The limitations of the MBTI are well known. Professor Adrian Furnham has said: “The original Jungian concepts are distorted, even contradicted … and studies using the MBTI have not always confirmed either the theory or the measure.”

In 1991, the National Academy of Sciences analysed more than 20 studies of the MBTI and concluded that the scale had not demonstrated adequate validity and that “there is not sufficient, well-designed research to justify the use of the MBTI in career counselling programs”.

In the Cult of Personality Testing, Annie Murphy Paul observed that the MBTI has been embraced by numerous lost souls who experience an ‘a-ha!’ reaction upon learning about their personality type. Their enthusiasm persists, despite research that shows that as many as three-quarters of people achieve a different personality type when tested again, and the sixteen types described by the MBTI have no scientific basis whatsoever. She argues that “the MBTI’s unfailingly positive tone blends seamlessly with the language of corporate political correctness and with our society’s emphasis on promoting self-esteem. The euphemistic blandness of the Myers-Briggs, its mild vocabulary of ‘fit’ and ‘gift’, is the key to its success”.

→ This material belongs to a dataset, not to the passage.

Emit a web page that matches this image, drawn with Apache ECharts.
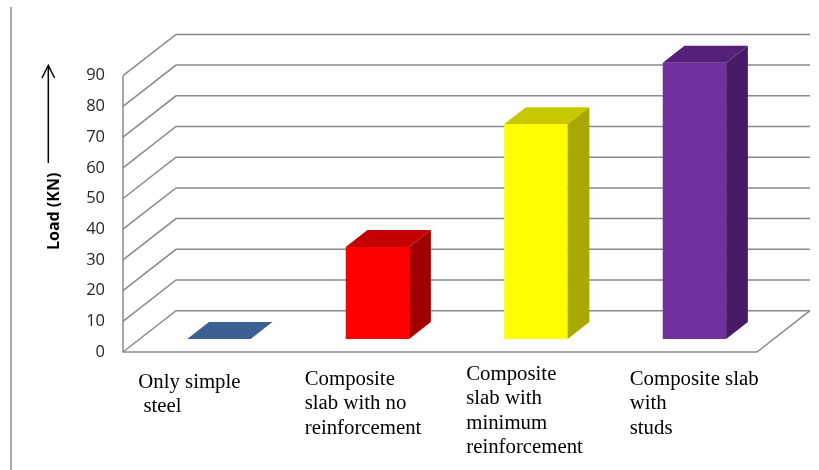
<!DOCTYPE html>
<html>
<head>
<meta charset="utf-8">
<script src="https://cdn.jsdelivr.net/npm/echarts@6/dist/echarts.min.js"></script>
<style>
  html, body { margin: 0; padding: 0; background: #ffffff; }
  #chart { width: 819px; height: 470px; }
</style>
</head>
<body>
<div id="chart"></div>
<script>
// Slab types on the category axis
const categories = [
  'Only simple\n steel',
  'Composite\nslab with no\nreinforcement',
  'Composite\nslab with\nminimum\nreinforcement',
  'Composite slab\nwith\nstuds'
];
// Failure load of each slab, kN
const loadValues = [0, 30, 70, 90];
// Value-axis ticks (also used for the wall grid lines)
const loadTicks = [0, 10, 20, 30, 40, 50, 60, 70, 80, 90];

// Face colours of each 3D column
const frontColors = ['#4f81bd', '#ff0000', '#ffff00', '#7030a0'];
const topColors   = ['#3c6091', '#c40000', '#c8c800', '#55207a'];
const sideColors  = ['#2f4d74', '#a00000', '#a8a800', '#481b66'];

// Oblique projection of the depth direction (pixels for full depth)
const DEPTH_X = 53;
const DEPTH_Y = -41.3;
// Column sits between these fractions of the floor depth
const BAR_FRONT = 0.315;
const BAR_DEPTH = 0.41;
const BAR_WIDTH_RATIO = 0.4;
const GRID_COLOR = '#8a8a8a';

// Per-label placement relative to the category centre on the floor line
const labelOffsets = [[-64, 18], [-56, 15], [-53, 10], [-48, 15]];

const chart = echarts.init(document.getElementById('chart'), null, { renderer: 'canvas' });

function renderWall(params, api) {
  const cs = params.coordSys;
  const v = api.value(1);
  const y = api.coord([0, v])[1];
  const x0 = cs.x;
  const x1 = cs.x + cs.width;
  const lineStyle = { stroke: GRID_COLOR, lineWidth: 1.5, fill: null };
  const children = [{
    type: 'polyline',
    shape: { points: [[x0, y], [x0 + DEPTH_X, y + DEPTH_Y], [x1 + DEPTH_X, y + DEPTH_Y]] },
    style: lineStyle
  }];
  if (v === 0) {
    const yTop = api.coord([0, loadTicks[loadTicks.length - 1]])[1];
    children.push({
      type: 'polyline',
      shape: { points: [[x0, yTop], [x0, y], [x1, y], [x1 + DEPTH_X, y + DEPTH_Y]] },
      style: lineStyle
    });
  }
  return { type: 'group', children: children };
}

function renderBar(params, api) {
  const i = api.value(0);
  const v = api.value(1);
  const band = api.size([1, 0])[0];
  const bw = band * BAR_WIDTH_RATIO;
  const top = api.coord([i, v]);
  const base = api.coord([i, 0]);
  const fx = top[0] - bw / 2 + DEPTH_X * BAR_FRONT;
  const fyTop = top[1] + DEPTH_Y * BAR_FRONT;
  const fyBot = base[1] + DEPTH_Y * BAR_FRONT;
  const dx = DEPTH_X * BAR_DEPTH;
  const dy = DEPTH_Y * BAR_DEPTH;
  const children = [];
  if (fyBot - fyTop > 0.5) {
    children.push({
      type: 'rect',
      shape: { x: fx, y: fyTop, width: bw, height: fyBot - fyTop },
      style: { fill: frontColors[i] }
    });
    children.push({
      type: 'polygon',
      shape: { points: [[fx + bw, fyTop], [fx + bw + dx, fyTop + dy], [fx + bw + dx, fyBot + dy], [fx + bw, fyBot]] },
      style: { fill: sideColors[i] }
    });
  }
  children.push({
    type: 'polygon',
    shape: { points: [[fx, fyTop], [fx + bw, fyTop], [fx + bw + dx, fyTop + dy], [fx + dx, fyTop + dy]] },
    style: { fill: topColors[i] }
  });
  return { type: 'group', children: children };
}

function renderLabel(params, api) {
  const i = api.value(0);
  const p = api.coord([i, 0]);
  return {
    type: 'text',
    x: p[0] + labelOffsets[i][0],
    y: p[1] + labelOffsets[i][1],
    style: {
      text: categories[i],
      fontFamily: 'Liberation Serif',
      fontSize: 20.8,
      lineHeight: 24.5,
      fill: '#000000',
      align: 'left',
      verticalAlign: 'top'
    }
  };
}

const option = {
  animation: false,
  backgroundColor: '#ffffff',
  grid: { left: 123, right: 62, top: 75.7, bottom: 118 },
  xAxis: {
    type: 'category',
    data: categories,
    axisLine: { show: false },
    axisTick: { show: false },
    axisLabel: { show: false },
    splitLine: { show: false }
  },
  yAxis: {
    type: 'value',
    min: 0,
    max: 90,
    interval: 10,
    axisLine: { show: false },
    axisTick: { show: false },
    splitLine: { show: false },
    axisLabel: { color: '#262626', fontFamily: 'Open Sans', fontSize: 16.5, margin: 18, padding: [3, 0, 0, 0] },
    name: 'Load (KN)',
    nameLocation: 'middle',
    nameRotate: 90,
    nameGap: 61,
    nameTextStyle: { fontFamily: 'Open Sans', fontWeight: 'bold', fontSize: 16, color: '#000000', padding: [0, 0, 0, 5] }
  },
  graphic: [
    {
      type: 'line',
      shape: { x1: 11, y1: 7, x2: 11, y2: 470 },
      style: { stroke: '#8c8c8c', lineWidth: 1.5 }
    },
    {
      type: 'line',
      shape: { x1: 48.3, y1: 163, x2: 48.3, y2: 66 },
      style: { stroke: '#000000', lineWidth: 1.5 }
    },
    {
      type: 'polyline',
      shape: { points: [[42, 78], [48.3, 65.5], [54.6, 78]] },
      style: { stroke: '#000000', lineWidth: 1.5, fill: null }
    }
  ],
  series: [
    {
      type: 'custom',
      name: 'walls',
      silent: true,
      z: 1,
      data: loadTicks.map(function (t) { return [0, t]; }),
      renderItem: renderWall
    },
    {
      type: 'custom',
      name: 'Load',
      z: 2,
      data: loadValues.map(function (v, i) { return [i, v]; }),
      renderItem: renderBar
    },
    {
      type: 'custom',
      name: 'labels',
      silent: true,
      z: 3,
      data: categories.map(function (c, i) { return [i, 0]; }),
      renderItem: renderLabel
    }
  ]
};

chart.setOption(option);
</script>
</body>
</html>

I agree with Paul that the idea that an individual’s personality should ‘fit’ a particular job is an attempt to shift responsibility from performance to a lack of harmony between employee and organisation. Since workers can’t grow into new responsibilities and managers can’t be expected to enrich their jobs, personality functions as an escape valve and distracts managers from issues such as performance and remuneration. Blaming a lack of fit for poor performance is ultimately a convenient – but fatalistic – management philosophy.